### Objective
Output nothing but the number of lines that include the word "this".
== Material supplied ==
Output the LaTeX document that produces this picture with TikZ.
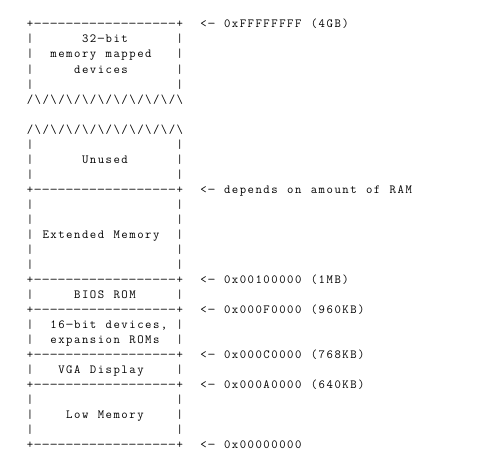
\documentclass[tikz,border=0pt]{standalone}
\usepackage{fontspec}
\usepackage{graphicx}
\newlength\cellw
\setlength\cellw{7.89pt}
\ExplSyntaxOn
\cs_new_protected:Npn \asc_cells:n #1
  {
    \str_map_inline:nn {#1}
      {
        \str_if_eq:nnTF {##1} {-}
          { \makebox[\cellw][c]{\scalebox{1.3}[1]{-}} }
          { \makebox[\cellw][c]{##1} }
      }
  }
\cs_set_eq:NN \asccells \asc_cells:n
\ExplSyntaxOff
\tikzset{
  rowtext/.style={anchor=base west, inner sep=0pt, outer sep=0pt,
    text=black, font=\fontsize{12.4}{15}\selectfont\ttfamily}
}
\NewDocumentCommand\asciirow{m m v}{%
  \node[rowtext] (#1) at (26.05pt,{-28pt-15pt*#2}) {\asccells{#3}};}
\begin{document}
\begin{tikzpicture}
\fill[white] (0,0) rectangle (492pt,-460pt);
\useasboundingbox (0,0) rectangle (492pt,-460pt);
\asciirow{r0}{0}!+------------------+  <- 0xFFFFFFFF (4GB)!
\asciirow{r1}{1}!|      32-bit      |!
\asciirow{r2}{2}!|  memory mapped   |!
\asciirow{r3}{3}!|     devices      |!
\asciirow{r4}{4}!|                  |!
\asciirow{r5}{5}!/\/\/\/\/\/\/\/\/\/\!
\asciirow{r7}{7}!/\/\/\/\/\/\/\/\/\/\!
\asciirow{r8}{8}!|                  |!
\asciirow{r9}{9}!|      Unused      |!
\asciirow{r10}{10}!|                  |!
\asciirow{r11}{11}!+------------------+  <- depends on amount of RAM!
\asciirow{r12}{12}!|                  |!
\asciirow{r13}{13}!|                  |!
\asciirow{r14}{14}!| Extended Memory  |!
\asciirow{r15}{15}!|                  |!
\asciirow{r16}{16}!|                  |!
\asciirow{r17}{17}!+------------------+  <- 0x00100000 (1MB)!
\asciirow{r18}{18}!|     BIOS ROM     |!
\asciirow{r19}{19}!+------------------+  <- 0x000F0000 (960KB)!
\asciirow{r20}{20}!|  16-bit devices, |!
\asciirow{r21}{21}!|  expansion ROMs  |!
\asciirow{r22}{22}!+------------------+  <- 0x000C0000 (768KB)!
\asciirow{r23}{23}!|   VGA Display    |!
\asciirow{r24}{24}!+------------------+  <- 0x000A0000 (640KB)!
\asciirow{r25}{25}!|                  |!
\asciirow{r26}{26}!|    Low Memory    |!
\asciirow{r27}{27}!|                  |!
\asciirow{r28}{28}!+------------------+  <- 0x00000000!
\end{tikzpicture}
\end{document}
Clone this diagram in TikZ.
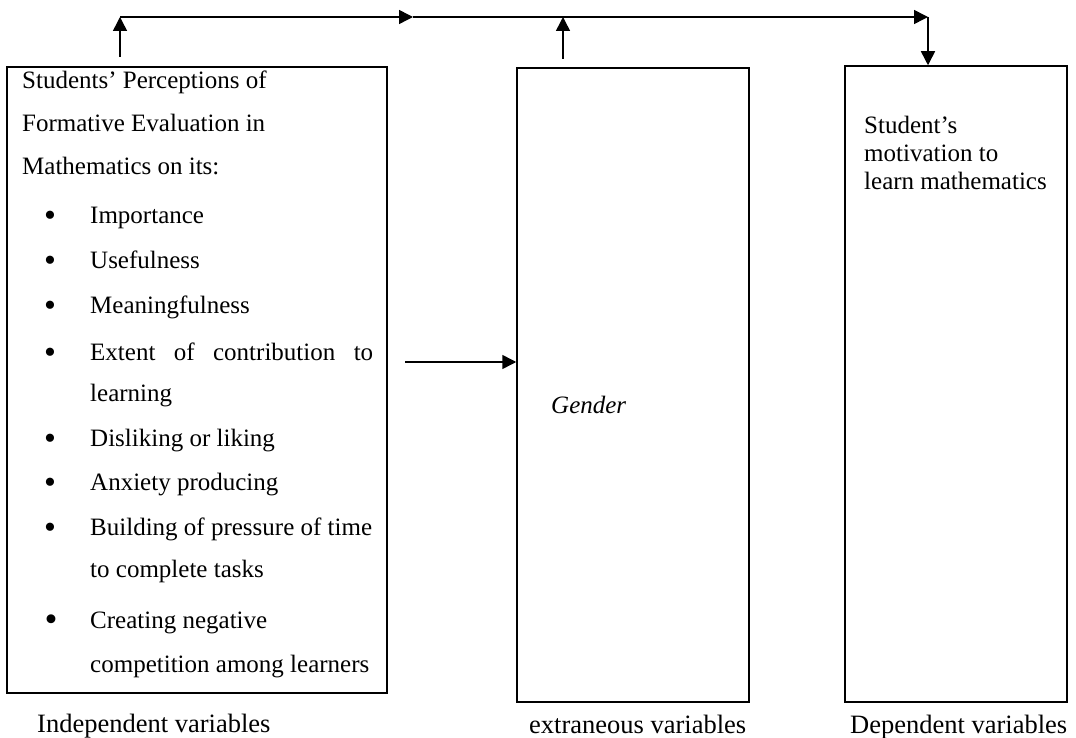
===
### Response to the task
2